27.4 Prior predictive checks

This is an old version, view current version.

Prior predictive checks generate data according to the prior in order to asses whether a prior is appropriate (Gabry et al. 2019). A posterior predictive check generates replicated data according to the posterior predictive distribution. In contrast, the prior predictive check generates data according to the prior predictive distribution, $y^{\textrm{sim}} \sim p(y).$ The prior predictive distribution is just like the posterior predictive distribution with no observed data, so that a prior predictive check is nothing more than the limiting case of a posterior predictive check with no data.

This is easy to carry out mechanically by simulating parameters $\theta^{\textrm{sim}} \sim p(\theta)$ according to the priors, then simulating data $y^{\textrm{sim}} \sim p(y \mid \theta^{\textrm{sim}})$ according to the sampling distribution given the simulated parameters. The result is a simulation from the joint distribution, $(y^{\textrm{sim}}, \theta^{\textrm{sim}}) \sim p(y, \theta)$ and thus $y^{\textrm{sim}} \sim p(y)$ is a simulation from the prior predictive distribution.

27.4.1 Coding prior predictive checks in Stan

A prior predictive check is coded just like a posterior predictive check. If a posterior predictive check has already been coded and it’s possible to set the data to be empty, then no additional coding is necessary. The disadvantage to coding prior predictive checks as posterior predictive checks with no data is that Markov chain Monte Carlo will be used to sample the parameters, which is less efficient than taking independent draws using random number generation.
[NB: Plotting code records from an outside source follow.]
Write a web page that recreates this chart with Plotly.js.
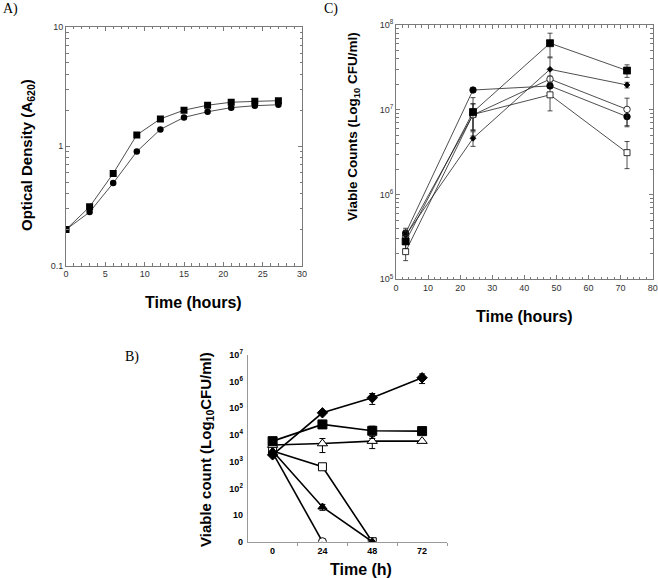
<!DOCTYPE html>
<html>
<head>
<meta charset="utf-8">
<script src="https://cdn.plot.ly/plotly-3.0.1.min.js"></script>
<style>html,body{margin:0;padding:0;background:#fff;}#chart{width:658px;height:578px;}</style>
</head>
<body>
<div id="chart"></div>
<script>
// ---------- Panel A: optical density ----------
const timeA = [0, 3, 6, 9, 12, 15, 18, 21, 24, 27];
const odSquare = [0.20, 0.31, 0.59, 1.24, 1.69, 2.00, 2.20, 2.33, 2.37, 2.40];
const odCircle = [0.20, 0.28, 0.49, 0.90, 1.38, 1.74, 1.94, 2.10, 2.18, 2.22];

// ---------- Panel C: viable counts ----------
const timeC = [3, 24, 48, 72];
const cFilledSquare = [2.8e5, 9.4e6, 6.1e7, 2.9e7];
const cFilledSquareErr = [5e4, 4.5e6, 1.9e7, 4.9e6];
const cDiamond = [3.3e5, 4.6e6, 3.0e7, 1.96e7];
const cDiamondErr = [5e4, 0.9e6, 1.1e7, 1.5e6];
const cOpenCircle = [3.2e5, 8.7e6, 2.3e7, 1.01e7];
const cOpenCircleErr = [5e4, 3e6, 2e6, 3.6e6];
const cFilledCircle = [3.5e5, 1.71e7, 1.91e7, 8.3e6];
const cFilledCircleErr = [5e4, 1e6, 1e6, 2e6];
const cOpenSquare = [2.12e5, 8.8e6, 1.5e7, 3.12e6];
const cOpenSquareErr = [4.6e4, 3e6, 5.3e6, 1.1e6];

// ---------- Panel B: viable count ----------
const timeB = [0, 24, 48, 72];
const bDiamond = [1.8e3, 6.8e4, 2.5e5, 1.4e6];
const bDiamondErr = [0, 6e3, 1.1e5, 5.5e5];
const bFilledSquare = [5.9e3, 2.5e4, 1.44e4, 1.4e4];
const bFilledSquareErr = [0, 3e3, 7e3, 2e3];
const bOpenTriangle = [4.2e3, 4.8e3, 5.9e3, 5.9e3];
const bOpenTriangleErr = [0, 2.6e3, 2.8e3, 0];
const bOpenSquare = [2.5e3, 645, 0];
const bFilledTriangle = [2.5e3, 20, 0];
const bFilledTriangleErr = [0, 5, 0];
const bOpenCircle = [2.2e3, 0];

const bTickVals = [1, 10, 100, 1e3, 1e4, 1e5, 1e6, 1e7];
const bTickText = ['0', '10', '10<sup>2</sup>', '10<sup>3</sup>', '10<sup>4</sup>', '10<sup>5</sup>', '10<sup>6</sup>', '10<sup>7</sup>'];
const cTickVals = [1e5, 1e6, 1e7, 1e8];
const cTickText = ['10<sup>5</sup>', '10<sup>6</sup>', '10<sup>7</sup>', '10<sup>8</sup>'];

// zero counts are drawn on the "0" tick (10^0)
const z = arr => arr.map(v => v === 0 ? 1 : v);

const W = 658, H = 578;
const px = x => x / W;
const py = y => 1 - y / H;

function logMinor(lo, hi) {
  const out = [];
  for (let d = lo; d < hi; d++) for (let k = 2; k <= 9; k++) out.push(k * Math.pow(10, d));
  return out;
}
function linMinor(a, b, step) {
  const out = [];
  for (let v = a; v <= b + 1e-9; v += step) out.push(v);
  return out;
}

const lineThin = {color: '#222', width: 0.8};
const traces = [];

// Panel A
traces.push({x: timeA, y: odCircle, xaxis: 'x', yaxis: 'y', mode: 'lines+markers', type: 'scatter',
  line: lineThin, marker: {symbol: 'circle', size: 6.5, color: '#000'}});
traces.push({x: timeA, y: odSquare, xaxis: 'x', yaxis: 'y', mode: 'lines+markers', type: 'scatter',
  line: lineThin, marker: {symbol: 'square', size: 7, color: '#000'}});

// Panel C
function cTrace(y, err, symbol, filled, size) {
  return {x: timeC, y: y, xaxis: 'x2', yaxis: 'y2', mode: 'lines+markers', type: 'scatter',
    line: lineThin,
    error_y: {type: 'data', array: err, visible: true, color: '#222', thickness: 0.8, width: 2.5},
    marker: {symbol: symbol, size: size, color: filled ? '#000' : '#fff', line: {color: '#000', width: 0.8}}};
}
traces.push(cTrace(cOpenSquare, cOpenSquareErr, 'square', false, 6));
traces.push(cTrace(cFilledCircle, cFilledCircleErr, 'circle', true, 6.5));
traces.push(cTrace(cOpenCircle, cOpenCircleErr, 'circle', false, 6.5));
traces.push(cTrace(cDiamond, cDiamondErr, 'diamond', true, 4.5));
traces.push(cTrace(cFilledSquare, cFilledSquareErr, 'square', true, 7));

// Panel B
function bTrace(x, y, err, symbol, filled, size) {
  const t = {x: x, y: z(y), xaxis: 'x3', yaxis: 'y3', mode: 'lines+markers', type: 'scatter',
    line: {color: '#000', width: 1.6},
    marker: {symbol: symbol, size: size, color: filled ? '#000' : '#fff', line: {color: '#000', width: 1}}};
  if (err) t.error_y = {type: 'data', array: err, visible: true, color: '#000', thickness: 1, width: 3};
  return t;
}
traces.push(bTrace(timeB.slice(0, 2), bOpenCircle, null, 'circle', false, 8));
traces.push(bTrace(timeB.slice(0, 3), bOpenSquare, null, 'square', false, 8));
traces.push(bTrace(timeB.slice(0, 3), bFilledTriangle, bFilledTriangleErr, 'triangle-up', true, 8));
traces.push(bTrace(timeB, bOpenTriangle, bOpenTriangleErr, 'triangle-up', false, 9));
traces.push(bTrace(timeB, bFilledSquare, bFilledSquareErr, 'square', true, 9));
traces.push(bTrace(timeB, bDiamond, bDiamondErr, 'diamond', true, 8));

const boxAxis = {
  showline: true, linecolor: '#7a7a7a', linewidth: 1, mirror: 'ticks',
  ticks: 'inside', ticklen: 4, tickwidth: 1, tickcolor: '#7a7a7a',
  showgrid: false, zeroline: false,
  tickfont: {family: 'Liberation Sans, Arial, sans-serif', size: 9, color: '#333'}
};
const minorLin = (a, b, s) => ({tickmode: 'array', tickvals: linMinor(a, b, s), ticks: 'inside', ticklen: 2.5, tickcolor: '#7a7a7a', showgrid: false});
const minorLog = (lo, hi) => ({tickmode: 'array', tickvals: logMinor(lo, hi), ticks: 'inside', ticklen: 2.5, tickcolor: '#7a7a7a', showgrid: false});

const layout = {
  width: W, height: H,
  margin: {l: 0, r: 0, t: 0, b: 0},
  paper_bgcolor: '#fff', plot_bgcolor: '#fff',
  showlegend: false,
  font: {family: 'Liberation Sans, Arial, sans-serif', color: '#000'},
  xaxis: Object.assign({}, boxAxis, {domain: [px(66), px(302)], anchor: 'y', range: [0, 30],
    tickmode: 'array', tickvals: [0, 5, 10, 15, 20, 25, 30], minor: minorLin(1, 29, 1)}),
  yaxis: Object.assign({}, boxAxis, {domain: [py(265.5), py(26.7)], anchor: 'x', type: 'log', range: [-1, 1],
    tickmode: 'array', tickvals: [0.1, 1, 10], ticktext: ['0.1', '1', '10'], minor: minorLog(-1, 1)}),
  xaxis2: Object.assign({}, boxAxis, {domain: [px(396), px(652.7)], anchor: 'y2', range: [0, 80],
    tickmode: 'array', tickvals: [0, 10, 20, 30, 40, 50, 60, 70, 80], minor: minorLin(2, 78, 2)}),
  yaxis2: Object.assign({}, boxAxis, {domain: [py(279.3), py(25)], anchor: 'x2', type: 'log', range: [5, 8],
    tickmode: 'array', tickvals: cTickVals, ticktext: cTickText, minor: minorLog(5, 8)}),
  xaxis3: {domain: [px(247.7), px(447)], anchor: 'y3', range: [-12, 84],
    showline: true, linecolor: '#999', linewidth: 1, showgrid: false, zeroline: false,
    tickmode: 'array', tickvals: timeB, ticktext: timeB.map(String), ticks: '',
    tickfont: {family: 'Liberation Sans, Arial, sans-serif', size: 9, color: '#000', weight: 'bold'},
    minor: {tickmode: 'array', tickvals: [12, 36, 60, 84], ticks: 'outside', ticklen: 3, tickcolor: '#999', showgrid: false}},
  yaxis3: {domain: [py(541.7), py(355)], anchor: 'x3', type: 'log', range: [0, 7],
    showline: true, linecolor: '#999', linewidth: 1, showgrid: false, zeroline: false,
    tickmode: 'array', tickvals: bTickVals, ticktext: bTickText, ticks: '', ticklabelstandoff: 2,
    tickfont: {family: 'Liberation Sans, Arial, sans-serif', size: 9, color: '#000', weight: 'bold'}},
  annotations: [
    {text: 'A)', x: px(1), y: py(9), xanchor: 'left', yanchor: 'middle', font: {family: 'Liberation Serif, Times New Roman, serif', size: 14}},
    {text: 'C)', x: px(322), y: py(9), xanchor: 'left', yanchor: 'middle', font: {family: 'Liberation Serif, Times New Roman, serif', size: 14}},
    {text: 'B)', x: px(123), y: py(357), xanchor: 'left', yanchor: 'middle', font: {family: 'Liberation Serif, Times New Roman, serif', size: 14}},
    {text: 'Time (hours)', x: px(193), y: py(302), xanchor: 'center', yanchor: 'middle', font: {size: 16, weight: 'bold'}},
    {text: 'Optical Density (A<sub>620</sub>)', x: px(27), y: py(155), textangle: -90, xanchor: 'center', yanchor: 'middle', font: {size: 15, weight: 'bold'}},
    {text: 'Time (hours)', x: px(524), y: py(316), xanchor: 'center', yanchor: 'middle', font: {size: 16, weight: 'bold'}},
    {text: 'Viable Counts (Log<sub>10</sub> CFU/ml)', x: px(353), y: py(127), textangle: -90, xanchor: 'center', yanchor: 'middle', font: {size: 13.5, weight: 'bold'}},
    {text: 'Time (h)', x: px(361), y: py(569), xanchor: 'center', yanchor: 'middle', font: {size: 16, weight: 'bold'}},
    {text: 'Viable count (Log<sub>10</sub>CFU/ml)', x: px(206), y: py(450), textangle: -90, xanchor: 'center', yanchor: 'middle', font: {size: 15, weight: 'bold'}}
  ].map(a => Object.assign({xref: 'paper', yref: 'paper', showarrow: false}, a))
};

Plotly.newPlot('chart', traces, layout, {staticPlot: true, displayModeBar: false});
</script>
</body>
</html>
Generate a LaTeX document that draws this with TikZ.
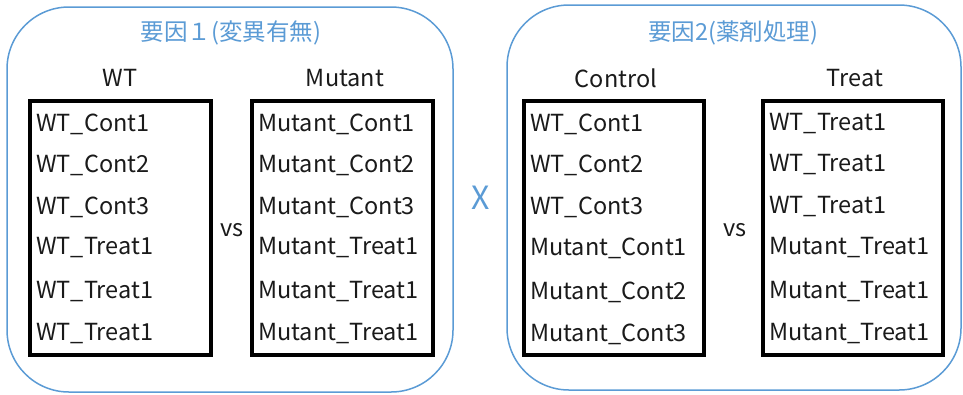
\documentclass[tikz,border=0pt]{standalone}
\usepackage{fontspec}
\setmainfont{Noto Sans CJK JP}
\definecolor{frameblue}{HTML}{5B9BD5}
\definecolor{txt}{HTML}{1A1A1A}
\begin{document}
\begin{tikzpicture}[x=1pt,y=-1pt,
  outer/.style={draw=frameblue,line width=1.5pt,rounded corners=62pt},
  listbox/.style={draw=black,line width=3.5pt},
  item/.style={anchor=west,font=\fontsize{23.5}{23.5}\selectfont,text=txt,inner sep=0pt},
  head/.style={font=\fontsize{23.5}{23.5}\selectfont,text=txt,inner sep=0pt},
  title/.style={font=\fontsize{23.5}{23.5}\selectfont,text=frameblue,inner sep=0pt}]
\useasboundingbox (0,0) rectangle (963,394);
\draw[outer] (7,7) rectangle (453,392);
\draw[outer] (507,5) rectangle (961,390);
\node[title] (t1) at (231,33) {要因１(変異有無)};
\node[title] (t2) at (733,33) {要因2(薬剤処理)};
\node[head] (h1) at (120,78) {WT};
\node[head] (h2) at (345,78) {Mutant};
\node[head] (h3) at (616,78) {Control};
\node[head] (h4) at (855,78) {Treat};
\draw[listbox] (30,101) rectangle (211,355);
\draw[listbox] (252,101) rectangle (433,355);
\draw[listbox] (524,101) rectangle (704,355);
\draw[listbox] (763,101) rectangle (943,355);
\foreach \y/\a/\b/\c/\d [count=\i] in {
  124/WT\_Cont1/Mutant\_Cont1/WT\_Cont1/WT\_Treat1,
  165/WT\_Cont2/Mutant\_Cont2/WT\_Cont2/WT\_Treat1,
  207/WT\_Cont3/Mutant\_Cont3/WT\_Cont3/WT\_Treat1,
  248/WT\_Treat1/Mutant\_Treat1/Mutant\_Cont1/Mutant\_Treat1,
  292/WT\_Treat1/Mutant\_Treat1/Mutant\_Cont2/Mutant\_Treat1,
  334/WT\_Treat1/Mutant\_Treat1/Mutant\_Cont3/Mutant\_Treat1}{
  \node[item] (a\i) at (36,\y) {\a};
  \node[item] (b\i) at (258,\y) {\b};
  \node[item] (c\i) at (530,\y) {\c};
  \node[item] (d\i) at (769,\y) {\d};
}
\node[head] (vs1) at (232,230) {vs};
\node[head] (vs2) at (735,230) {vs};
\node[font=\fontsize{32}{32}\selectfont,text=frameblue,inner sep=0pt] (x) at (481,198) {X};
\end{tikzpicture}
\end{document}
Prior predictive checks can be coded entirely within the generated quantities block using random number generation. The resulting draws will be independent. Predictors must be read in from the actual data set—they do not have a generative model from which to be simulated. For a Poisson regression, prior predictive sampling can be encoded as the following complete Stan program.

data {
  int<lower = 0> N;
  vector[N] x;
}
generated quantities {
  real alpha = normal_rng(0, 1);
  real beta = normal_rng(0, 1);
  real y_sim[N] = poisson_log_rng(alpha + beta * x);
}

Running this program using Stan’s fixed-parameter sampler yields draws from the prior. These may be plotted to consider their appropriateness.

References

Gabry, Jonah, Daniel Simpson, Aki Vehtari, Michael Betancourt, and Andrew Gelman. 2019. “Visualization in Bayesian Workflow.” Journal of the Royal Statistical Society: Series A (Statistics in Society) 182 (2): 389–402.